YG4 165 HP EXUP 2011-2018, EFI, 998cc, 118 lbs with starter & throttle bodies, sans exhaust. 700 lbs thrust. Listed as Apex, sometimes seen as Apex EXUP. This engine has a titanium exhaust header straight pipe set converging 4-into-1 at 21" with a butterfly valve controlled by the ECU. This allows for a slightly larger 1-1/2" ID pipe at the head flange by closing down the flow at the collector. At WOT the valve is fully open and the added ID flows an extra 15 HP. Throughout the midrange, the valve adjusts back pressure to not only maintain power, but actually increase it over the earlier non-EXUP YG4. The pre-production model shipped to the USA for evaluation dyno'ed out at 165 HP, whereas the production stock sleds only gave up 150HP at top end, even though they showed 10-14% midrange increased performance. Yamaha did this to meet EPA standards, and it didn't take long to figure out how to get around that and realize the engine's full potential. It has been found that simply adding a Yamahacharger to this engine does little to nothing due to the ECU map. First aircraft conversion builder: Greg Mills, c2020. Existing conversion parts dealers: Greg Mills (b2019)IMG_8500 (640x480).jpg
 

rv7charlie

Well-Known Member
Joined
Nov 17, 2014
Messages
849
Location
Jackson
Hi Greg,

What's the YG2 (Phazer) output shaft rpm at rated power? I saw your mention of the 1.47-1 internal reduction, but haven't seen a spec on its crank rpm at rated HP.

Thanks,

Charlie
 

GTX_Engines

Active Member
Joined
May 17, 2013
Messages
34
Location
Columbia, SC
Hi Greg,

What's the YG2 (Phazer) output shaft rpm at rated power? I saw your mention of the 1.47-1 internal reduction, but haven't seen a spec on its crank rpm at rated HP.

Thanks,

Charlie
Take a look at this dyno chart provided by an aftermarket group.
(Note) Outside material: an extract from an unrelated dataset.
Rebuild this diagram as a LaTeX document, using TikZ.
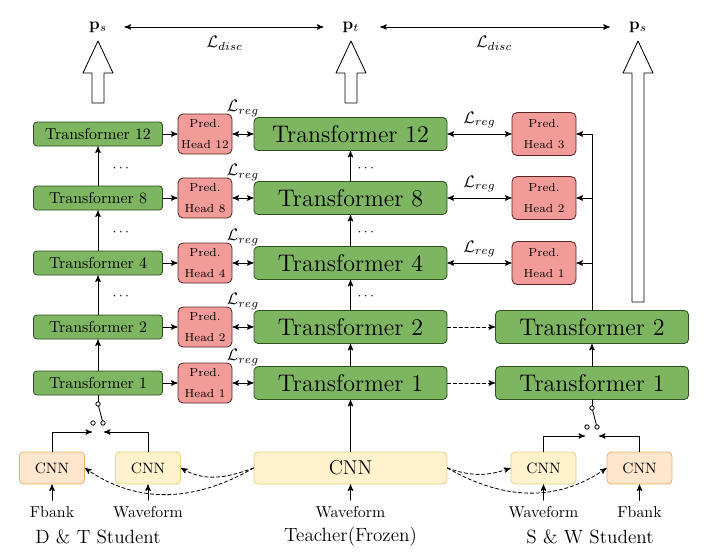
\documentclass[tikz,border=0pt]{standalone}
\usepackage{amsmath,amsfonts,bm}
\usepackage{tikz}
\usetikzlibrary{arrows}
\usetikzlibrary{positioning}
\definecolor{trgreen}{rgb}{0.49,0.71,0.38}
\definecolor{trline}{rgb}{0.18,0.31,0.12}
\definecolor{hdred}{rgb}{0.945,0.612,0.6}
\definecolor{hdline}{rgb}{0.33,0.15,0.15}
\definecolor{cnnyel}{rgb}{1.,0.949,0.8}
\definecolor{cnnyelline}{rgb}{0.9,0.82,0.5}
\definecolor{cnnora}{rgb}{1.,0.902,0.8}
\definecolor{cnnoraline}{rgb}{0.9,0.7,0.42}

\begin{document}
\begin{tikzpicture}[line cap=round,line join=round,>=stealth',x=0.6pt,y=-0.6pt,line width=0.5pt,
  stu/.style={draw=trline,fill=trgreen,rounded corners=2pt,minimum width=77.4pt,minimum height=14.4pt,inner sep=0pt,font=\fontsize{9.5}{11}\selectfont},
  tea/.style={draw=trline,fill=trgreen,rounded corners=2.5pt,minimum width=115.8pt,minimum height=19.8pt,inner sep=0pt,font=\Large},
  head/.style={draw=hdline,fill=hdred,rounded corners=3pt,minimum width=32.4pt,minimum height=24pt,inner sep=0pt,align=center,font=\scriptsize},
  bighead/.style={head,minimum width=38.4pt,minimum height=25.8pt},
  cnnw/.style={draw=cnnyelline,fill=cnnyel,rounded corners=2.5pt,minimum width=39pt,minimum height=19.2pt,inner sep=0pt,font=\small},
  cnnf/.style={cnnw,draw=cnnoraline,fill=cnnora},
  dsh/.style={dash pattern=on 2pt off 1.5pt},
  lbl/.style={font=\fontsize{9.5}{11}\selectfont},
  grp/.style={font=\fontsize{11.5}{13}\selectfont}
]
\useasboundingbox (0,0) rectangle (720,559);
\node (ps1) at (98,27) {$\mathbf{p}_s$};
\node (pt) at (351,27) {$\mathbf{p}_t$};
\node (ps2) at (638,27) {$\mathbf{p}_s$};
\draw [<->,shorten <=7pt,shorten >=8pt] (ps1) -- (pt) node[midway,below=2pt] {$\mathcal{L}_{disc}$};
\draw [<->,shorten <=9pt,shorten >=8pt] (pt) -- (ps2) node[midway,below=2pt] {$\mathcal{L}_{disc}$};
\draw [fill=white] (92,103) -- (92,73) -- (83,73) -- (98,41) -- (113,73) -- (104,73) -- (104,103) -- cycle;
\draw [fill=white] (345,103) -- (345,73) -- (336,73) -- (351,41) -- (366,73) -- (357,73) -- (357,103) -- cycle;
\draw [fill=white] (632,302) -- (632,73) -- (623,73) -- (638,41) -- (653,73) -- (644,73) -- (644,302) -- cycle;
\node[stu] (s12) at (98,134) {Transformer 12};
\node[stu] (s8) at (98,198) {Transformer 8};
\node[stu] (s4) at (98,263) {Transformer 4};
\node[stu] (s2) at (98,327) {Transformer 2};
\node[stu] (s1) at (98,383) {Transformer 1};
\node[head] (h12) at (205,134) {Pred.\\[4.5pt]Head 12};
\node[head] (h8) at (205,198) {Pred.\\[4.5pt]Head 8};
\node[head] (h4) at (205,263) {Pred.\\[4.5pt]Head 4};
\node[head] (h2) at (205,327) {Pred.\\[4.5pt]Head 2};
\node[head] (h1) at (205,383) {Pred.\\[4.5pt]Head 1};
\node[tea] (t12) at (350.5,134) {Transformer 12};
\node[tea] (t8) at (350.5,198) {Transformer 8};
\node[tea] (t4) at (350.5,263) {Transformer 4};
\node[tea] (t2) at (350.5,327) {Transformer 2};
\node[tea] (t1) at (350.5,383) {Transformer 1};
\node[bighead] (r3) at (544,134) {Pred.\\[4.5pt]Head 3};
\node[bighead] (r2) at (544,198) {Pred.\\[4.5pt]Head 2};
\node[bighead] (r1) at (544,263) {Pred.\\[4.5pt]Head 1};
\node[tea] (w2) at (592,327) {Transformer 2};
\node[tea] (w1) at (592,383) {Transformer 1};
\node[cnnf] (cf) at (52,468) {CNN};
\node[cnnw] (cw) at (148,468) {CNN};
\node[cnnw,minimum width=115.8pt,font=\large] (ct) at (350.5,468) {CNN};
\node[cnnw] (rw) at (543.5,468) {CNN};
\node[cnnf] (rf) at (639.5,468) {CNN};
\node[lbl] (inf) at (52,512) {Fbank};
\node[lbl] (inw) at (148,512) {Waveform};
\node[lbl] (int) at (350.5,512) {Waveform};
\node[lbl] (inrw) at (543.5,512) {Waveform};
\node[lbl] (inrf) at (639.5,512) {Fbank};
\node[grp] (gdt) at (98,537) {D \& T Student};
\node[grp] (gtf) at (350.5,537) {Teacher(Frozen)};
\node[grp] (gsw) at (590,537) {S \& W Student};
\begin{footnotesize}
\node (dl1) at (122,168) {$\cdots$};
\node (dl2) at (122,232) {$\cdots$};
\node (dl3) at (122,296) {$\cdots$};
\node (dt1) at (367,168) {$\cdots$};
\node (dt2) at (367,232) {$\cdots$};
\node (dt3) at (367,296) {$\cdots$};
\end{footnotesize}
\draw [->] (s1) -- (s2);
\draw [->] (s2) -- (s4);
\draw [->] (s4) -- (s8);
\draw [->] (s8) -- (s12);
\draw [->] (ct) -- (t1);
\draw [->] (t1) -- (t2);
\draw [->] (t2) -- (t4);
\draw [->] (t4) -- (t8);
\draw [->] (t8) -- (t12);
\draw [->] (w1) -- (w2);
\draw [->] (s12) -- (h12);
\draw [->] (s8) -- (h8);
\draw [->] (s4) -- (h4);
\draw [->] (s2) -- (h2);
\draw [->] (s1) -- (h1);
\draw [<->] (h12) -- (t12) node[midway,above=7pt] {$\mathcal{L}_{reg}$};
\draw [<->] (h8) -- (t8) node[midway,above=7pt] {$\mathcal{L}_{reg}$};
\draw [<->] (h4) -- (t4) node[midway,above=7pt] {$\mathcal{L}_{reg}$};
\draw [<->] (h2) -- (t2) node[midway,above=7pt] {$\mathcal{L}_{reg}$};
\draw [<->] (h1) -- (t1) node[midway,above=7pt] {$\mathcal{L}_{reg}$};
\draw [<->] (t12) -- (r3) node[midway,above] {$\mathcal{L}_{reg}$};
\draw [<->] (t8) -- (r2) node[midway,above] {$\mathcal{L}_{reg}$};
\draw [<->] (t4) -- (r1) node[midway,above] {$\mathcal{L}_{reg}$};
\draw [->] (w2.north) |- (r3.east);
\draw [->] (w2.north |- r2.east) -- (r2.east);
\draw [->] (w2.north |- r1.east) -- (r1.east);
\draw [dsh,->] (t2) -- (w2);
\draw [dsh,->] (t1) -- (w1);
\draw [->] (inf) -- (cf);
\draw [->] (inw) -- (cw);
\draw [->] (int) -- (ct);
\draw [->] (inrw) -- (rw);
\draw [->] (inrf) -- (rf);
\draw [dsh,->] (ct.west) to[out=200,in=-30] (cw.east);
\draw [dsh,->] (ct.west) to[out=210,in=-35] (cf.east);
\draw [dsh,->] (ct.east) to[out=-20,in=200] (rw.west);
\draw [dsh,->] (ct.east) to[out=-30,in=215] (rf.west);
\coordinate (swl) at (98,404);
\coordinate (swla) at (93,423);
\coordinate (swlb) at (103,423);
\coordinate (inla) at (92,432);
\coordinate (inlb) at (104,432);
\draw (s1) -- (swl);
\draw (swl) -- (swlb);
\draw [->] (cf.north) |- (inla);
\draw [->] (cw.north) |- (inlb);
\draw [fill=white] (swl) circle (1.3pt);
\draw [fill=white] (swla) circle (1.3pt);
\draw [fill=white] (swlb) circle (1.3pt);
\coordinate (swr) at (592,408);
\coordinate (swra) at (587,427);
\coordinate (swrb) at (597,427);
\coordinate (inra) at (585,436);
\coordinate (inrb) at (599,436);
\draw (w1) -- (swr);
\draw (swr) -- (swrb);
\draw [->] (rw.north) |- (inra);
\draw [->] (rf.north) |- (inrb);
\draw [fill=white] (swr) circle (1.3pt);
\draw [fill=white] (swra) circle (1.3pt);
\draw [fill=white] (swrb) circle (1.3pt);
\end{tikzpicture}
\end{document}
I don't believe their reported numbers showing the huge increase in power when their product is installed, but at least this gives us a pretty good idea of what's going on with the power at any given SPRM. For CRPM multiply the SRPM by the internal reduction 1.47.

Peak power comes on at 7800 SRPM, 11,500 CRPM (tach reading).